DIRECTIVE: Reproduce all the lines exactly as they stand, apart from the pictures.

DATA EXTRACT:
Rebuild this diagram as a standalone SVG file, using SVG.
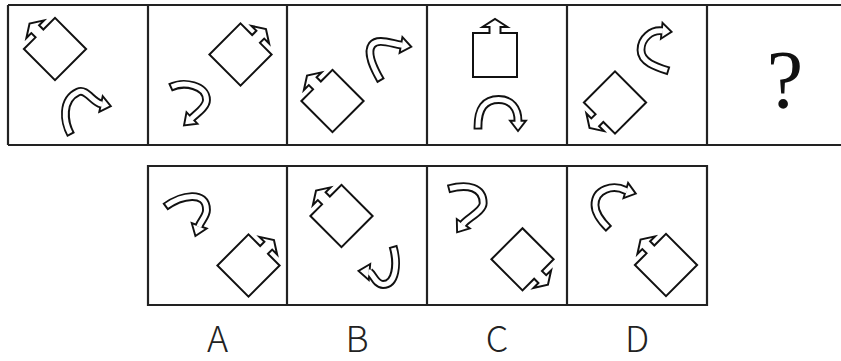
<svg xmlns="http://www.w3.org/2000/svg" width="841" height="361" viewBox="0 0 841 361">
<style>
.frame{fill:none;stroke:#222;stroke-width:2.2}
.shape{fill:#fff;stroke:#111;stroke-width:2;stroke-linejoin:miter}
.band{fill:none;stroke:#111;stroke-width:8.8;stroke-linecap:butt;stroke-linejoin:round}
.bandin{fill:none;stroke:#fff;stroke-width:5;stroke-linecap:butt;stroke-linejoin:round}
.head{fill:#fff;stroke:#111;stroke-width:1.9;stroke-linejoin:miter}
.q{font-family:"Liberation Serif","Times New Roman",serif;font-size:82px;fill:#111;text-anchor:middle}
.lbl{font-family:"Noto Sans CJK SC","Noto Sans",sans-serif;font-weight:300;font-size:36px;fill:#222;text-anchor:middle}
</style>
<defs>
<path id="house" d="M -22 -22 L -5.5 -22 L -5.5 -28 L -12.5 -28 L 0 -36 L 12.5 -28 L 5.5 -28 L 5.5 -22 L 22 -22 L 22 22 L -22 22 Z"/>
</defs>
<rect width="841" height="361" fill="#fff"/>
<g id="grid">
<path class="frame" d="M 8 5 H 842 M 8 145 H 842 M 8 5 V 145 M 148 5 V 145 M 287 5 V 145 M 427 5 V 145 M 567 5 V 145 M 707 5 V 145"/>
<path class="frame" d="M 148 166 H 707 V 305 H 148 Z M 287 166 V 305 M 427 166 V 305 M 567 166 V 305"/>
</g>
<g id="cell1">
<use href="#house" class="shape" transform="translate(55,49) rotate(-45)"/>
<path class="band" d="M 71 135 C 64 122 61 100 78 92 C 86.2 88.2 92.7 102.2 101 104"/>
<polygon class="head" points="99.3,111.8 110.8,106.1 102.7,96.2"/>
<path class="bandin" d="M 70.1 133.2 C 64 122 61 100 78 92 C 86.2 88.2 92.7 102.2 101 104 L 102.2 104.25"/>
</g>
<g id="cell2">
<use href="#house" class="shape" transform="translate(240.5,54.5) rotate(45)"/>
<path class="band" d="M 170 87.5 C 184 81 206.5 85 206.5 100 C 206.5 107 197.1 113.2 192 118"/>
<polygon class="head" points="186.5,112.2 184,125.5 197.5,123.8"/>
<path class="bandin" d="M 171.8 86.7 C 184 81 206.5 85 206.5 100 C 206.5 107 197.1 113.2 192 118 L 191.1 118.8"/>
</g>
<g id="cell3">
<use href="#house" class="shape" transform="translate(332.5,101) rotate(-45)"/>
<path class="band" d="M 381 81 C 374 68.8 366 53 372 45 C 377.1 38.2 389.2 42.9 401 45"/>
<polygon class="head" points="399.6,52.9 411.3,46.8 402.4,37.1"/>
<path class="bandin" d="M 380 79.3 C 374 68.8 366 53 372 45 C 377.1 38.2 389.2 42.9 401 45 L 402.2 45.2"/>
</g>
<g id="cell4">
<use href="#house" class="shape" transform="translate(495,55)"/>
<path class="band" d="M 478 129.5 C 477.5 108 485 99.5 498.7 99.5 C 511 99.5 518 108 518 120.7"/>
<polygon class="head" points="510,120.7 518,131 526,120.7"/>
<path class="bandin" d="M 478 127.6 C 477.5 108 485 99.5 498.7 99.5 C 511 99.5 518 108 518 120.7 L 518 121.9"/>
</g>
<g id="cell5">
<use href="#house" class="shape" transform="translate(615,102.5) rotate(-135)"/>
<path class="band" d="M 669 71 C 655.7 66.8 641 62 641 50 C 641 38 651.7 29.8 661.7 30.8"/>
<polygon class="head" points="660.9,38.8 671.6,31.8 662.5,22.8"/>
<path class="bandin" d="M 667.2 70.4 C 655.7 66.8 641 62 641 50 C 641 38 651.7 29.8 661.7 30.8 L 662.9 30.9"/>
</g>
<g id="cell6">
<text class="q" x="785" y="107">?</text>
</g>
<g id="optionA">
<use href="#house" class="shape" transform="translate(248.5,265.5) rotate(45)"/>
<path class="band" d="M 165 207 C 181.2 195.2 206.5 190 206.5 210 C 206.5 216 200.9 221.1 199.2 225.8"/>
<polygon class="head" points="191.7,223.1 195.4,236.1 206.7,228.5"/>
<path class="bandin" d="M 166.6 205.8 C 181.2 195.2 206.5 190 206.5 210 C 206.5 216 200.9 221.1 199.2 225.8 L 198.8 226.9"/>
<text class="lbl" x="217.5" y="352">A</text>
</g>
<g id="optionB">
<use href="#house" class="shape" transform="translate(341.5,216) rotate(-45)"/>
<path class="band" d="M 393 246 C 398 264 396 284.5 383 284.5 C 376 284.5 373.5 275 369.5 272"/>
<polygon class="head" points="370.2,264 358.5,271 368.8,280"/>
<path class="bandin" d="M 393.5 247.8 C 398 264 396 284.5 383 284.5 C 376 284.5 373.5 275 369.5 272 L 368.3 271.9"/>
<text class="lbl" x="357" y="352">B</text>
</g>
<g id="optionC">
<use href="#house" class="shape" transform="translate(522.5,259.3) rotate(135)"/>
<path class="band" d="M 448 189 C 467.6 183.8 483.2 187 483.2 203.3 C 483.2 211 467.4 218.1 463.3 223.8"/>
<polygon class="head" points="456.8,219.1 457.1,232.3 469.8,228.5"/>
<path class="bandin" d="M 449.8 188.5 C 467.6 183.8 483.2 187 483.2 203.3 C 483.2 211 467.4 218.1 463.3 223.8 L 462.6 224.8"/>
<text class="lbl" x="497" y="352">C</text>
</g>
<g id="optionD">
<use href="#house" class="shape" transform="translate(666,265) rotate(-45)"/>
<path class="band" d="M 609 229 C 601.9 221.9 595 213 595 205 C 595 189 613 184 625.8 190.5"/>
<polygon class="head" points="623.5,198.1 635.8,193.6 628.1,182.9"/>
<path class="bandin" d="M 607.6 227.6 C 601.9 221.9 595 213 595 205 C 595 189 613 184 625.8 190.5 L 627 190.9"/>
<text class="lbl" x="637" y="352">D</text>
</g>
<g id="connectors"/>
</svg>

WRITTEN SOLUTION:
Rebuild this diagram as a standalone SVG file, using SVG.
<svg xmlns="http://www.w3.org/2000/svg" width="841" height="361" viewBox="0 0 841 361">
<style>
.frame{fill:none;stroke:#222;stroke-width:2.2}
.shape{fill:#fff;stroke:#111;stroke-width:2;stroke-linejoin:miter}
.band{fill:none;stroke:#111;stroke-width:8.8;stroke-linecap:butt;stroke-linejoin:round}
.bandin{fill:none;stroke:#fff;stroke-width:5;stroke-linecap:butt;stroke-linejoin:round}
.head{fill:#fff;stroke:#111;stroke-width:1.9;stroke-linejoin:miter}
.q{font-family:"Liberation Serif","Times New Roman",serif;font-size:82px;fill:#111;text-anchor:middle}
.lbl{font-family:"Noto Sans CJK SC","Noto Sans",sans-serif;font-weight:300;font-size:36px;fill:#222;text-anchor:middle}
</style>
<defs>
<path id="house" d="M -22 -22 L -5.5 -22 L -5.5 -28 L -12.5 -28 L 0 -36 L 12.5 -28 L 5.5 -28 L 5.5 -22 L 22 -22 L 22 22 L -22 22 Z"/>
</defs>
<rect width="841" height="361" fill="#fff"/>
<g id="grid">
<path class="frame" d="M 8 5 H 842 M 8 145 H 842 M 8 5 V 145 M 148 5 V 145 M 287 5 V 145 M 427 5 V 145 M 567 5 V 145 M 707 5 V 145"/>
<path class="frame" d="M 148 166 H 707 V 305 H 148 Z M 287 166 V 305 M 427 166 V 305 M 567 166 V 305"/>
</g>
<g id="cell1">
<use href="#house" class="shape" transform="translate(55,49) rotate(-45)"/>
<path class="band" d="M 71 135 C 64 122 61 100 78 92 C 86.2 88.2 92.7 102.2 101 104"/>
<polygon class="head" points="99.3,111.8 110.8,106.1 102.7,96.2"/>
<path class="bandin" d="M 70.1 133.2 C 64 122 61 100 78 92 C 86.2 88.2 92.7 102.2 101 104 L 102.2 104.25"/>
</g>
<g id="cell2">
<use href="#house" class="shape" transform="translate(240.5,54.5) rotate(45)"/>
<path class="band" d="M 170 87.5 C 184 81 206.5 85 206.5 100 C 206.5 107 197.1 113.2 192 118"/>
<polygon class="head" points="186.5,112.2 184,125.5 197.5,123.8"/>
<path class="bandin" d="M 171.8 86.7 C 184 81 206.5 85 206.5 100 C 206.5 107 197.1 113.2 192 118 L 191.1 118.8"/>
</g>
<g id="cell3">
<use href="#house" class="shape" transform="translate(332.5,101) rotate(-45)"/>
<path class="band" d="M 381 81 C 374 68.8 366 53 372 45 C 377.1 38.2 389.2 42.9 401 45"/>
<polygon class="head" points="399.6,52.9 411.3,46.8 402.4,37.1"/>
<path class="bandin" d="M 380 79.3 C 374 68.8 366 53 372 45 C 377.1 38.2 389.2 42.9 401 45 L 402.2 45.2"/>
</g>
<g id="cell4">
<use href="#house" class="shape" transform="translate(495,55)"/>
<path class="band" d="M 478 129.5 C 477.5 108 485 99.5 498.7 99.5 C 511 99.5 518 108 518 120.7"/>
<polygon class="head" points="510,120.7 518,131 526,120.7"/>
<path class="bandin" d="M 478 127.6 C 477.5 108 485 99.5 498.7 99.5 C 511 99.5 518 108 518 120.7 L 518 121.9"/>
</g>
<g id="cell5">
<use href="#house" class="shape" transform="translate(615,102.5) rotate(-135)"/>
<path class="band" d="M 669 71 C 655.7 66.8 641 62 641 50 C 641 38 651.7 29.8 661.7 30.8"/>
<polygon class="head" points="660.9,38.8 671.6,31.8 662.5,22.8"/>
<path class="bandin" d="M 667.2 70.4 C 655.7 66.8 641 62 641 50 C 641 38 651.7 29.8 661.7 30.8 L 662.9 30.9"/>
</g>
<g id="cell6">
<text class="q" x="785" y="107">?</text>
</g>
<g id="optionA">
<use href="#house" class="shape" transform="translate(248.5,265.5) rotate(45)"/>
<path class="band" d="M 165 207 C 181.2 195.2 206.5 190 206.5 210 C 206.5 216 200.9 221.1 199.2 225.8"/>
<polygon class="head" points="191.7,223.1 195.4,236.1 206.7,228.5"/>
<path class="bandin" d="M 166.6 205.8 C 181.2 195.2 206.5 190 206.5 210 C 206.5 216 200.9 221.1 199.2 225.8 L 198.8 226.9"/>
<text class="lbl" x="217.5" y="352">A</text>
</g>
<g id="optionB">
<use href="#house" class="shape" transform="translate(341.5,216) rotate(-45)"/>
<path class="band" d="M 393 246 C 398 264 396 284.5 383 284.5 C 376 284.5 373.5 275 369.5 272"/>
<polygon class="head" points="370.2,264 358.5,271 368.8,280"/>
<path class="bandin" d="M 393.5 247.8 C 398 264 396 284.5 383 284.5 C 376 284.5 373.5 275 369.5 272 L 368.3 271.9"/>
<text class="lbl" x="357" y="352">B</text>
</g>
<g id="optionC">
<use href="#house" class="shape" transform="translate(522.5,259.3) rotate(135)"/>
<path class="band" d="M 448 189 C 467.6 183.8 483.2 187 483.2 203.3 C 483.2 211 467.4 218.1 463.3 223.8"/>
<polygon class="head" points="456.8,219.1 457.1,232.3 469.8,228.5"/>
<path class="bandin" d="M 449.8 188.5 C 467.6 183.8 483.2 187 483.2 203.3 C 483.2 211 467.4 218.1 463.3 223.8 L 462.6 224.8"/>
<text class="lbl" x="497" y="352">C</text>
</g>
<g id="optionD">
<use href="#house" class="shape" transform="translate(666,265) rotate(-45)"/>
<path class="band" d="M 609 229 C 601.9 221.9 595 213 595 205 C 595 189 613 184 625.8 190.5"/>
<polygon class="head" points="623.5,198.1 635.8,193.6 628.1,182.9"/>
<path class="bandin" d="M 607.6 227.6 C 601.9 221.9 595 213 595 205 C 595 189 613 184 625.8 190.5 L 627 190.9"/>
<text class="lbl" x="637" y="352">D</text>
</g>
<g id="connectors"/>
</svg>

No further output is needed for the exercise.